Вечером в кафе – Луммуса нигде не было видно – Роб старался включиться в разговор со своими спутниками. Долгая неделя полета подходила к концу, и все были в приподнятом настроении.

Один из пассажиров, следовавших до Далекой звезды, техник-коммивояжер, занимающийся продажей гигантских насосов с ядерными двигателями, оказался отличным рассказчиком. Он выдавал один анекдот за другим, одну смешную историю за другой из своей личной жизни на той или иной планете. Смеялись все, кроме Роба.

Уже лежа в кровати, Роб подумал о том, почему ему было не до смеха, и очень скоро понял.

Одна из четырех недель уже прошла. А он только прибывает в то место, где ему необходимо сделать все возможное, чтобы смыть пятно позора со своего отца.

А если ему не удастся?

Роб плохо спал этой ночью.

Утром одновременно с зазвучавшими склянками смотровое окно в его маленькой каюте очистилось от затененности. Роб выглянул в иллюминатор. Сверхсветовой корабль «Гоулденхоулд-2» проходил через тонкий слой облаков.

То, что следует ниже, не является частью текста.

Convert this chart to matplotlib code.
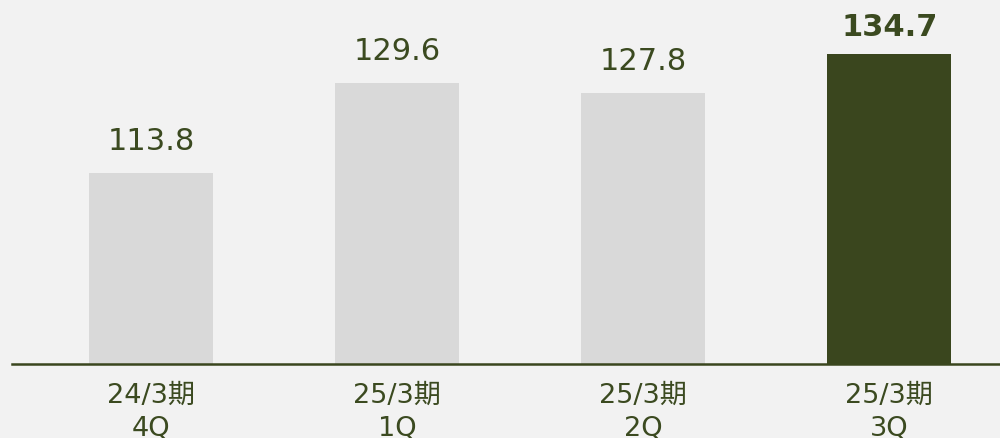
import matplotlib
matplotlib.use("Agg")
import matplotlib.pyplot as plt

plt.rcParams['font.family'] = ['DejaVu Sans', 'Noto Sans CJK JP']

categories = ["24/3期\n4Q", "25/3期\n1Q", "25/3期\n2Q", "25/3期\n3Q"]
values = [113.8, 129.6, 127.8, 134.7]
highlight = [False, False, False, True]

BG = "#f2f2f2"
GREY = "#d9d9d9"
DARK = "#3a461e"
TXT = "#3b4a20"

fig = plt.figure(figsize=(10, 4.39), dpi=100, facecolor=BG)
ax = fig.add_axes([0.012, 74 / 439, 0.988, 365 / 439])
ax.set_facecolor(BG)

x = list(range(len(values)))
colors = [DARK if h else GREY for h in highlight]
bars = ax.bar(x, values, width=0.504, color=colors, zorder=2)

ax.set_xlim(-0.565, 3.45)
ax.set_ylim(80.3, 144.3)

for xi, v, h in zip(x, values, highlight):
    ax.annotate(f"{v:.1f}", (xi, v), xytext=(0, 13.7 if h else 17.3),
                textcoords="offset points",
                ha="center", va="baseline", fontsize=22,
                fontweight="bold" if h else "normal", color=TXT)

ax.set_xticks(x)
ax.set_xticklabels(categories, fontsize=19.5, color=TXT, linespacing=1.4)
ax.tick_params(axis="x", length=0, pad=12.5)
ax.set_yticks([])
for s in ["top", "right", "left"]:
    ax.spines[s].set_visible(False)
ax.spines["bottom"].set_color(DARK)
ax.spines["bottom"].set_linewidth(1.8)
ax.spines["bottom"].set_zorder(3)

fig.savefig("out.png", dpi=100, facecolor=BG)
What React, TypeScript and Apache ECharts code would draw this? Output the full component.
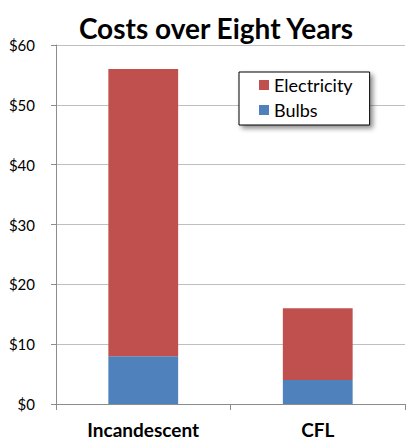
import React, { useEffect, useRef } from "react";
import * as echarts from "echarts";

const categories = ["Incandescent", "CFL"];
const bulbs = [8, 4];
const electricity = [48, 12];
const yTicks = { min: 0, max: 60, interval: 10 };

const FONT = "Lato, 'Open Sans', sans-serif";

export default function App() {
  const ref = useRef<HTMLDivElement>(null);

  useEffect(() => {
    if (!ref.current) return;
    const chart = echarts.init(ref.current, undefined, { renderer: "svg" });
    chart.setOption({
      animation: false,
      backgroundColor: "#ffffff",
      textStyle: { fontFamily: FONT },
      title: {
        text: "Costs over Eight Years",
        left: 211,
        top: 9,
        textAlign: "center",
        textStyle: { fontFamily: FONT, fontWeight: "bold", fontSize: 28, color: "#000" },
      },
      legend: {
        data: ["Electricity", "Bulbs"],
        orient: "vertical",
        left: 239,
        top: 72,
        padding: [4, 17, 6, 20],
        itemGap: 7,
        itemWidth: 10,
        itemHeight: 10,
        icon: "rect",
        backgroundColor: "#ffffff",
        borderColor: "#000000",
        borderWidth: 1,
        borderRadius: 0,
        shadowColor: "rgba(0,0,0,0.45)",
        shadowBlur: 5,
        shadowOffsetX: 3,
        shadowOffsetY: 3,
        textStyle: { fontFamily: FONT, fontSize: 18, color: "#000", lineHeight: 18 },
      },
      grid: { left: 56, right: 6, top: 45, bottom: 39, containLabel: false },
      xAxis: {
        type: "category",
        data: categories,
        axisLine: { show: true, lineStyle: { color: "#8c8c8c" } },
        axisTick: { show: true, alignWithLabel: false, length: 6, lineStyle: { color: "#8c8c8c" } },
        axisLabel: { fontFamily: FONT, fontWeight: "bold", fontSize: 19, color: "#000", margin: 16 },
      },
      yAxis: {
        type: "value",
        min: yTicks.min,
        max: yTicks.max,
        interval: yTicks.interval,
        axisLine: { show: true, lineStyle: { color: "#8c8c8c" } },
        axisTick: { show: true, length: 5, lineStyle: { color: "#8c8c8c" } },
        splitLine: { show: true, lineStyle: { color: "#bfbfbf" } },
        axisLabel: {
          fontFamily: FONT,
          fontSize: 15,
          color: "#000",
          margin: 21,
          formatter: (v: number) => "$" + v,
        },
      },
      series: [
        {
          name: "Bulbs",
          type: "bar",
          stack: "cost",
          data: bulbs,
          barWidth: "40%",
          itemStyle: { color: "#4f81bd" },
        },
        {
          name: "Electricity",
          type: "bar",
          stack: "cost",
          data: electricity,
          barWidth: "40%",
          itemStyle: { color: "#c0504d" },
        },
      ],
    });
    return () => chart.dispose();
  }, []);

  return (
    <div
      ref={ref}
      style={{ position: "absolute", left: 0, top: 0, width: 411, height: 443 }}
    />
  );
}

Через мгновение облака исчезли. Пустынная, невозделанная земля тянулась до самых горных утесов в лиловой дымке. Почти под рукой Роб увидел геодезическую станцию, мерцающую своими огнями в лучах солнца, похожего на бледный лимон. Город, куда они садились, казалось, был расположен посреди пустыни. Не видно было ни одной дороги, проложенной из города хотя бы в единственном направлении.

Грузовой корабль снизил высоту. В поле зрения появились каркасные темные очертания кранов космодрома, взметнувшиеся высоко в небо. Выключили ракетные двигатели, что подняло целую тучу серого дыма. Корабль аккуратно опустился в свое огромное круглое ложе. Громадные, обитые мягким материалом обручи сомкнулись, надежно закрепив ССК в прямом положении.

Далекая звезда. Роб подхватил свою дорожную сумку и выбежал в коридор.

Кто-то столкнулся с ним и, вскрикнув, попятился назад. Роб начал извиняться. И вдруг чья-то рука крепко схватила его за плечо. Несмотря на наслоения жира, рука Бартона Луммуса была сильной. Она сжимала плечо Роба, пока он не почувствовал приступ боли. Огромные карие глаза Луммуса блестели в затемненном коридоре.

– Будь поосторожнее, молодой господин! – прокричал Луммус.

Роб довольно сердито извинился. Луммус отпустил его плечо, успокоился, смахнул пылинки со своей куртки из дорогого материала. И быстро зашагал дальше, волоча большую, кричаще разукрашенную сумку.

Взрыв негодования этого человека поразил Роба. Ведь не произошло ничего особенного, чтобы можно было так оскорбиться. Он невольно подумал: действительно ли Бартон Луммус коммивояжер или кто-то другой?

Роб тряхнул головой, подождал минуту и пошел по тому же коридору вслед за Луммусом к выходу.